2°/ qu’ en se bornant à déclarer, pour rejeter la requête en nullité de M. H…, qu'« il apparaît qu’aucune annulation, retrait ou cancellation ne puisse réparer l’irrégularité » (arrêt, p. 11), la chambre de l’instruction, à qui il revenait nécessairement de tirer les conséquences de la méconnaissance des dispositions de l’article 706-30-1 du code de procédure pénale qu’elle constatait expressément, en dépit de l’impossibilité de replacer les parties dans la situation dans laquelle elles se trouvaient avant la réalisation de l’acte irrégulier, s’est prononcée par des motifs inopérants et n’a pas justifié sa décision au regard des articles 171, 706-30-1, 802 et 593 du code de procédure pénale. »

Réponse de la Cour

Vu l’article 706-30-1 du code de procédure pénale :

19. Selon ce texte, le juge d’instruction, lorsqu’il ordonne la destruction de substances stupéfiantes, doit conserver un échantillon de ces produits afin de permettre, le cas échéant, qu’ils fassent l’objet d’une expertise.

20. Pour écarter le moyen de nullité pris de l’absence de conservation d’un échantillon avant destruction de produits stupéfiants saisis, l’arrêt attaqué relève qu’aucune des pièces de la procédure ne permet de démontrer qu’un échantillon aurait été réalisé avant destruction.

21. Les juges ajoutent que la destruction des scellés sans échantillonnage ne permet plus à la personne mise en examen de solliciter une éventuelle expertise.

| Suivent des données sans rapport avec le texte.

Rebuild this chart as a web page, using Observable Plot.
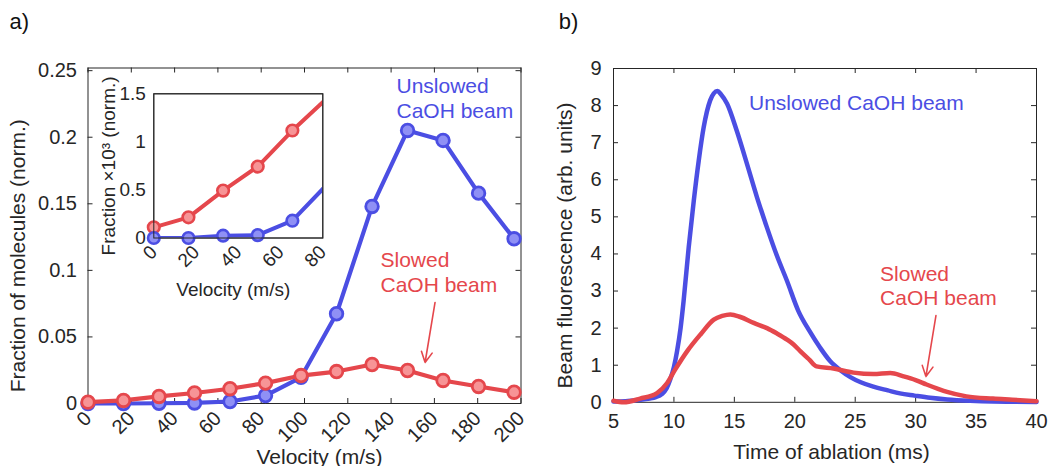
<!DOCTYPE html>
<html>
<head>
<meta charset="utf-8">
<script src="https://cdn.jsdelivr.net/npm/d3@7"></script>
<script src="https://cdn.jsdelivr.net/npm/@observablehq/plot@0.6"></script>
<style>
  html, body { margin: 0; padding: 0; background: #fff; }
  #fig { position: relative; width: 1048px; height: 466px; overflow: hidden; background: #fff; }
  #fig svg { position: absolute; top: 0; }
</style>
</head>
<body>
<div id="fig"></div>
<script>
// ---------- Panel a: velocity distribution ----------
const velocity = [0, 16.4, 32.8, 49.2, 65.6, 82, 98.4, 114.8, 131.2, 147.6, 164, 180.4, 196.8];
const unslowedFraction = [0, 0, 0.0002, 0.0004, 0.0015, 0.006, 0.0197, 0.0674, 0.148, 0.2051, 0.1976, 0.158, 0.1237];
const slowedFraction = [0.001, 0.0023, 0.0053, 0.0079, 0.0111, 0.0153, 0.021, 0.024, 0.0293, 0.0248, 0.0173, 0.0128, 0.0085];
const velocityTicks = [0, 20, 40, 60, 80, 100, 120, 140, 160, 180, 200];
const fractionTicks = [0, 0.05, 0.1, 0.15, 0.2, 0.25];

// ---------- Panel a inset (fraction x 10^3) ----------
const insetVelocity = [0, 16.4, 32.8, 49.2, 65.6, 82];
const insetUnslowed = [0, 0, 0.024, 0.03, 0.18, 0.556];
const insetSlowed = [0.111, 0.215, 0.493, 0.743, 1.118, 1.454];
const insetVelocityTicks = [0, 20, 40, 60, 80];
const insetFractionTicks = [0, 0.5, 1, 1.5];

// ---------- Panel b: time of flight traces ----------
const timeUnslowed = [5, 6, 7, 8, 8.5, 9, 9.4, 9.7, 10, 10.26, 10.55, 10.8, 11.22, 11.64, 12.05, 12.46, 13.0, 13.3, 13.6, 13.9, 14.4, 15.2, 16.05, 16.88, 17.7, 18.5, 19.36, 20.3, 21.2, 22.1, 22.9, 23.8, 24.6, 25.46, 26.5, 27.7, 28.7, 29.9, 31.2, 32.6, 34.5, 36.4, 38, 40];
const fluorUnslowed = [0.02, 0.03, 0.06, 0.1, 0.14, 0.22, 0.38, 0.62, 0.95, 1.38, 2.0, 2.73, 4.17, 5.43, 6.51, 7.41, 8.14, 8.33, 8.39, 8.3, 8.05, 7.32, 6.42, 5.52, 4.71, 3.97, 3.27, 2.46, 1.93, 1.47, 1.12, 0.86, 0.68, 0.54, 0.42, 0.32, 0.24, 0.18, 0.12, 0.075, 0.04, 0.02, 0.015, 0.01];
const timeSlowed = [5, 5.85, 7.2, 8.6, 9.44, 10.1, 11.1, 12.2, 13.3, 14.0, 14.67, 15.5, 16.6, 17.7, 18.5, 19.36, 19.9, 20.45, 21.2, 21.8, 23.2, 24.86, 26.5, 27.9, 29.0, 30.0, 30.9, 31.8, 32.6, 34.2, 36.4, 38, 40];
const fluorSlowed = [0.04, 0.0, 0.1, 0.25, 0.52, 0.88, 1.38, 1.83, 2.23, 2.33, 2.37, 2.3, 2.14, 2.0, 1.86, 1.69, 1.56, 1.38, 1.15, 0.97, 0.91, 0.8, 0.76, 0.79, 0.7, 0.6, 0.48, 0.37, 0.28, 0.16, 0.1, 0.07, 0.03];
const timeTicks = [5, 10, 15, 20, 25, 30, 35, 40];
const fluorTicks = [0, 1, 2, 3, 4, 5, 6, 7, 8, 9];

// ---------- Annotations (data coordinates) ----------
const annotA = [
  {x: 142.5, y: 0.2144, text: "Unslowed\nCaOH beam", series: "unslowed"},
  {x: 135.1, y: 0.0836, text: "Slowed\nCaOH beam", series: "slowed"}
];
const arrowA = [{x1: 160.3, y1: 0.0759, x2: 155.7, y2: 0.0308}];
const annotB = [
  {x: 16.21, y: 7.89, text: "Unslowed CaOH beam", series: "unslowed"},
  {x: 27.06, y: 2.61, text: "Slowed\nCaOH beam", series: "slowed"}
];
const arrowB = [{x1: 31.68, y1: 2.34, x2: 30.85, y2: 0.695}];

// ---------- Styling ----------
const FONT = '"Liberation Sans", Arial, Helvetica, sans-serif';
const INK = "#262626";
const BLUE = "#4b4ee3", BLUE_FILL = "#8f90f5";
const RED = "#e5474c", RED_FILL = "#f79496";
const TICK = 5;
const colorOf = s => s === "unslowed" ? BLUE : RED;

const mainTable = velocity.map((v, i) => ({v, unslowed: unslowedFraction[i], slowed: slowedFraction[i]}));
const insetTable = insetVelocity.map((v, i) => ({v, unslowed: insetUnslowed[i], slowed: insetSlowed[i]}));
const traceU = timeUnslowed.map((t, i) => ({t, f: fluorUnslowed[i]}));
const traceS = timeSlowed.map((t, i) => ({t, f: fluorSlowed[i]}));

// inward MATLAB-style ticks on all four sides of a box
function boxTicks(xt, yt, W, H) {
  return [
    Plot.ruleX(xt, {x: d => d, stroke: INK, strokeWidth: 1, insetTop: H - TICK}),
    Plot.ruleX(xt, {x: d => d, stroke: INK, strokeWidth: 1, insetBottom: H - TICK}),
    Plot.ruleY(yt, {y: d => d, stroke: INK, strokeWidth: 1, insetRight: W - TICK}),
    Plot.ruleY(yt, {y: d => d, stroke: INK, strokeWidth: 1, insetLeft: W - TICK})
  ];
}

const fig = document.getElementById("fig");

// ===== Panel a main =====
const A = {width: 530, height: 466, ml: 87.5, mr: 9.5, mt: 67.5, mb: 63};
const mainPlot = Plot.plot({
  width: A.width, height: A.height,
  marginLeft: A.ml, marginRight: A.mr, marginTop: A.mt, marginBottom: A.mb,
  style: {fontFamily: FONT, fontSize: "20px", color: INK, background: "transparent", overflow: "visible"},
  x: {domain: [0, 200]},
  y: {domain: [0, 0.252]},
  marks: [
    ...boxTicks(velocityTicks, fractionTicks, A.width - A.ml - A.mr, A.height - A.mt - A.mb),
    Plot.frame({stroke: INK, strokeWidth: 1}),
    Plot.axisX({ticks: velocityTicks, anchor: "bottom", tickSize: 0, tickPadding: 11.5, tickRotate: -45, label: null, fill: INK}),
    Plot.axisY({ticks: fractionTicks, anchor: "left", tickSize: 0, tickPadding: 11, tickFormat: d => String(d), label: null, fill: INK}),
    Plot.line(mainTable, {x: "v", y: "unslowed", stroke: BLUE, strokeWidth: 4.2}),
    Plot.dot(mainTable, {x: "v", y: "unslowed", r: 6.3, fill: BLUE_FILL, stroke: BLUE, strokeWidth: 2.8}),
    Plot.line(mainTable, {x: "v", y: "slowed", stroke: RED, strokeWidth: 4.2}),
    Plot.dot(mainTable, {x: "v", y: "slowed", r: 6.3, fill: RED_FILL, stroke: RED, strokeWidth: 2.8}),
    Plot.text(annotA, {x: "x", y: "y", text: "text", fill: d => colorOf(d.series), textAnchor: "start", lineAnchor: "bottom", lineHeight: 1.19, fontSize: 21}),
    Plot.arrow(arrowA, {x1: "x1", y1: "y1", x2: "x2", y2: "y2", stroke: RED, strokeWidth: 1.6, headLength: 11, headAngle: 55}),
    Plot.text(["Fraction of molecules (norm.)"], {frameAnchor: "left", text: d => d, rotate: -90, dx: -69.5, dy: 20, fontSize: 21, fill: INK, textAnchor: "middle", lineAnchor: "middle"}),
    Plot.text(["Velocity (m/s)"], {frameAnchor: "bottom", text: d => d, dx: 15, dy: 60, fontSize: 21, fill: INK, textAnchor: "middle", lineAnchor: "bottom"}),
    Plot.text(["a)"], {frameAnchor: "top-left", text: d => d, dx: -78.5, dy: -39.5, fontSize: 22, fill: "#111", textAnchor: "start", lineAnchor: "bottom"})
  ]
});
mainPlot.style.left = "0px";
fig.appendChild(mainPlot);

// ===== Panel a inset =====
const insetPlot = Plot.plot({
  width: 530, height: 466,
  marginLeft: 153.3, marginRight: 530 - 322.3, marginTop: 93.3, marginBottom: 466 - 237.5,
  style: {fontFamily: FONT, fontSize: "19px", color: INK, background: "transparent", overflow: "visible"},
  x: {domain: [0, 80]},
  y: {domain: [0, 1.5]},
  marks: [
    Plot.frame({fill: "white", stroke: INK, strokeWidth: 1}),
    Plot.line(insetTable, {x: "v", y: "slowed", stroke: RED, strokeWidth: 4, clip: true}),
    Plot.line(insetTable, {x: "v", y: "unslowed", stroke: BLUE, strokeWidth: 4, clip: true}),
    Plot.dot(insetTable, {filter: d => d.v <= 80, x: "v", y: "slowed", r: 5.8, fill: RED_FILL, stroke: RED, strokeWidth: 2.6}),
    Plot.dot(insetTable, {filter: d => d.v <= 80, x: "v", y: "unslowed", r: 5.8, fill: BLUE_FILL, stroke: BLUE, strokeWidth: 2.6}),
    Plot.axisX({ticks: insetVelocityTicks, anchor: "bottom", tickSize: 0, tickPadding: 11, tickRotate: -45, label: null, fill: INK}),
    Plot.axisY({ticks: insetFractionTicks, anchor: "left", tickSize: 0, tickPadding: 8, tickFormat: d => String(d), label: null, fill: INK}),
    Plot.frame({stroke: INK, strokeWidth: 1}),
    Plot.text(["Fraction ×10³ (norm.)"], {frameAnchor: "left", text: d => d, rotate: -90, dx: -45, dy: 0, fontSize: 19, fill: INK, textAnchor: "middle", lineAnchor: "middle"}),
    Plot.text(["Velocity (m/s)"], {frameAnchor: "bottom", text: d => d, dx: -5, dy: 57.5, fontSize: 19, fill: INK, textAnchor: "middle", lineAnchor: "bottom"})
  ]
});
insetPlot.style.left = "0px";
fig.appendChild(insetPlot);

// ===== Panel b =====
const B = {width: 518, height: 466, ml: 83, mr: 12, mt: 68, mb: 64.2};
const rightPlot = Plot.plot({
  width: B.width, height: B.height,
  marginLeft: B.ml, marginRight: B.mr, marginTop: B.mt, marginBottom: B.mb,
  style: {fontFamily: FONT, fontSize: "20px", color: INK, background: "transparent", overflow: "visible"},
  x: {domain: [5, 40]},
  y: {domain: [0, 9]},
  marks: [
    ...boxTicks(timeTicks, fluorTicks, B.width - B.ml - B.mr, B.height - B.mt - B.mb),
    Plot.frame({stroke: INK, strokeWidth: 1}),
    Plot.axisX({ticks: timeTicks, anchor: "bottom", tickSize: 0, tickPadding: 11.5, label: null, fill: INK}),
    Plot.axisY({ticks: fluorTicks, anchor: "left", tickSize: 0, tickPadding: 12, label: null, fill: INK}),
    Plot.line(traceU, {x: "t", y: "f", stroke: BLUE, strokeWidth: 4.5, curve: "monotone-x"}),
    Plot.line(traceS, {x: "t", y: "f", stroke: RED, strokeWidth: 4.5, curve: "monotone-x"}),
    Plot.text(annotB, {x: "x", y: "y", text: "text", fill: d => colorOf(d.series), textAnchor: "start", lineAnchor: "bottom", lineHeight: 1.19, fontSize: 21}),
    Plot.arrow(arrowB, {x1: "x1", y1: "y1", x2: "x2", y2: "y2", stroke: RED, strokeWidth: 1.6, headLength: 11, headAngle: 55}),
    Plot.text(["Beam fluorescence (arb. units)"], {frameAnchor: "left", text: d => d, rotate: -90, dx: -48, dy: 10, fontSize: 21, fill: INK, textAnchor: "middle", lineAnchor: "middle"}),
    Plot.text(["Time of ablation (ms)"], {frameAnchor: "bottom", text: d => d, dx: 6.5, dy: 56.5, fontSize: 21, fill: INK, textAnchor: "middle", lineAnchor: "bottom"}),
    Plot.text(["b)"], {frameAnchor: "top-left", text: d => d, dx: -54.7, dy: -40, fontSize: 22, fill: "#111", textAnchor: "start", lineAnchor: "bottom"})
  ]
});
rightPlot.style.left = "530px";
fig.appendChild(rightPlot);
</script>
</body>
</html>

22. Ils retiennent que cette irrégularité ne peut pas avoir pour conséquence d’entraîner l’annulation de la totalité de la procédure, puisque seules les opérations de destruction sont entachées d’irrégularité.

23. Ils en concluent que l’annulation et le retrait de la procédure ne permettraient pas de modifier les conséquences de l’irrégularité commise, dès lors qu’ils ne permettraient pas d’effacer l’opération elle-même, qui elle seule porte atteinte aux droits de la défense.

24. En se déterminant ainsi, alors que l’absence de conservation d’un échantillon des produits stupéfiants fait nécessairement grief à la personne mise en examen, la chambre de l’instruction a méconnu le texte susvisé.

25. La cassation est par conséquent encourue de ce chef.

PAR CES MOTIFS, la Cour :

CASSE et ANNULE l’arrêt susvisé de la chambre de l’instruction de la cour d’appel de Montpellier, en date du 13 février 2020, mais en ses seules dispositions ayant trait au moyen de nullité pris de l’absence de conservation d’un échantillon, toutes autres dispositions étant expressément maintenues ;

Et pour qu’il soit à nouveau statué, conformément à la loi, dans les limites de la cassation ainsi prononcée ;

RENVOIE la cause et les parties devant la chambre de l’instruction de la cour d’appel de Montpellier, autrement composée, à ce désignée par délibération spéciale prise en chambre du conseil ;

ORDONNE l’impression du présent arrêt, sa transcription sur les registres du greffe de la cour d’appel de Montpellier et sa mention en marge ou à la suite de l’arrêt partiellement annulé ;

Ainsi fait et jugé par la Cour de cassation, chambre criminelle, et prononcé par le président le seize décembre deux mille vingt.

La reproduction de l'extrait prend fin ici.